First, and this is common to almost all target populations, Canada is viewed as “vast Nature”; almost a “frontier” to test oneself against. In the UK, this plays into our historical relationship with them as one of the “colonies” and, later, one of four Dominions. This historical relationship is important, since myths require time to settle into that taken-for-granted attitude.

Let me give you a personal comment on this. In 1979, I was in Vienna singing at a music festival (that’s another story) and was chatting with some of the members of a British choir who were there. One of the first things I was asked was if I used a canoe for transport (latter on, after several beers, I managed to half convince them that our public transit system was double-decker, husky drawn sleds!). Now, being asked about canoes was, for me, fascinating since my great-uncle had been asked the same thing when he went to Oxford before World War I!

Now for the British, the canoe is actually somewhat of an iconic image of Canada. It is tied up in many different stories of which, possibly the most (in)famous is that of Grey Owl (picture of Grey Owl and his pet beaver Jellyroll from Parks Canada).

Now, Grey Owl was born Claude Archibald Stansfeld Belaney of Hastings, England, and came to Canada in 1906. He adopted a persona that, in the 1920’s and 30’s, became an icon for both Canada and conservationism (early environmentalism) and his “story” was given a movie adaptation in 1999 starting Pierce Brosnan; a testament to the ongoing power of the myth.

The Grey Owl story, along with others, all fed into the British perception of Canada as containing a vast wilderness and Canadians living in “harmony” with it (hence the canoes - great gas millage on a canoe for those of you who don’t know ;) ). Aside from the canoe (and beaver) iconograhy, the Grey Owl story also tied in with another core component of the Canada myth for the British: people would leave the UK and “go native” in the colonies. All canoe jokes and icons aside, this points to a core, historical reality: many inhabitants of the UK came to Canada and settled here, and this myth helped, in part, to explain that movement or, at least, part of the attraction of coming to Canada.

This ties in to a very basic question that people ask - why do people leave “here” and go “there”? The mythic environment surrounding Canada helps to answer that. At the same time, and in a much more pragmatic and applied sense, it also helps to explain some of the barriers to increasing tourism from the UK to Canada. After all, if the myth of Canada or, rather, part of it, says that people come here for a visit and end up staying for the wilderness, isn’t it “dangerous” to come to Canada? Mightn’t “we” be “seduced” by that raw, vast nature into staying there? Perhaps not surprisingly, when interviewing UK potential travelers to Canada, elements of worry about “nature” showed up. Some were worried about their cars breaking down, others were worried about meeting dangerous animals, while still others were worried about tipping canoes (I’m not joking here!).

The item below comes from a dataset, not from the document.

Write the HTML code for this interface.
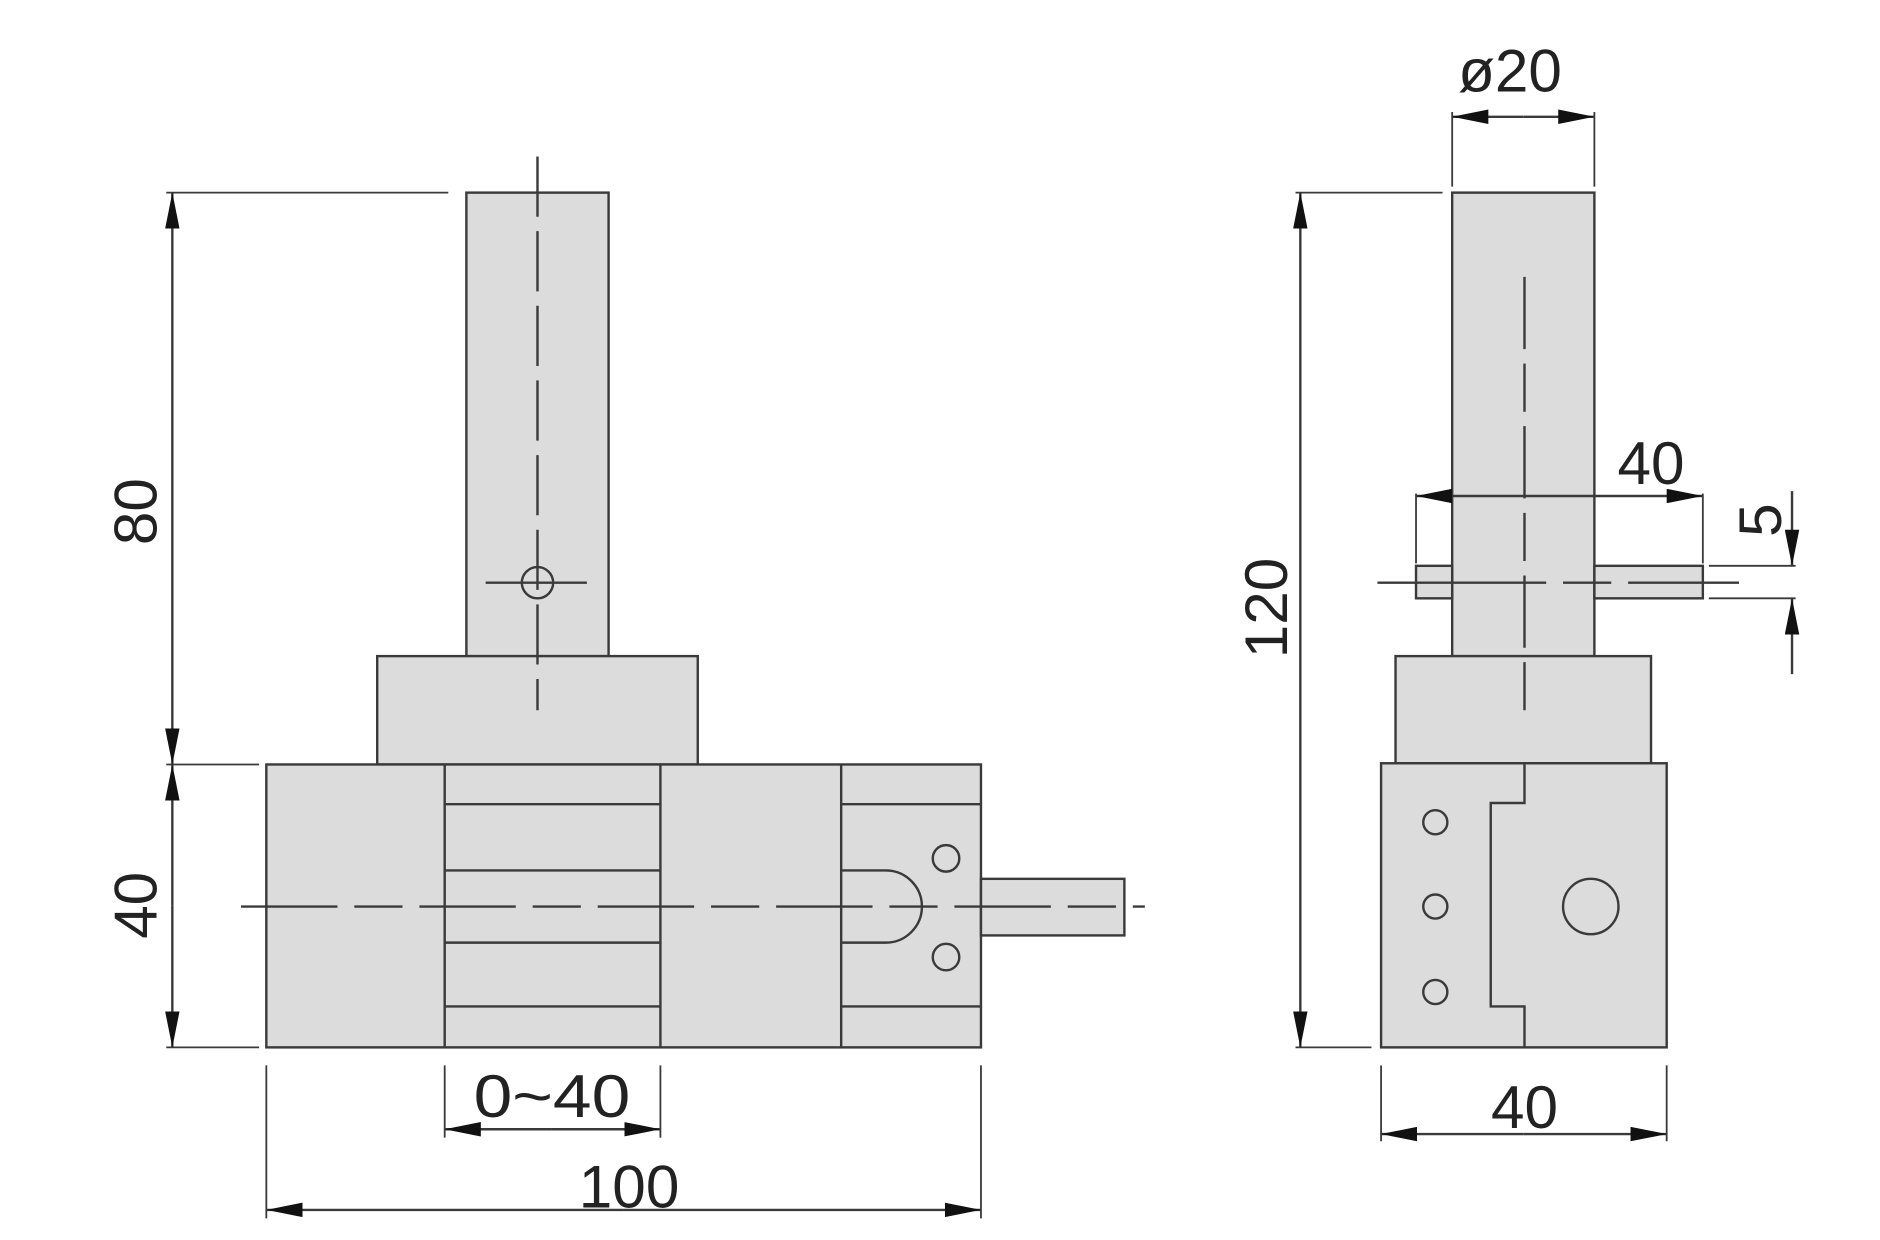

Now, if you know anything about the reality of tourism in Canada, you will know that what we really have is not “raw” nature, but “cooked” (with apologies to Lévi-Strauss). “Nature”, in our tourism industry, is not “wild” but “civilized” as anyone who has been to Banff or Niagara Falls knows. But that reality is at odds with the myth and in terms of determining whether or not someone in the UK will come to visit Canada, the myth will win out over the reality. And it is in this juncture, the myth vs. the reality, that the use of advertising comes in. How do we “sell” the reality of Canada and Canadian tourism to the UK? How do we show that we are “cooked” and not “raw”? How we will be doing it will be determined in the future, and I look forward to seeing the ad campaign.

As a final note, I want to point something out: all Canadians do not know how to use canoes. The fact that I learned when I was six and that my father actually builds canoes is irrelevant - isn’t it????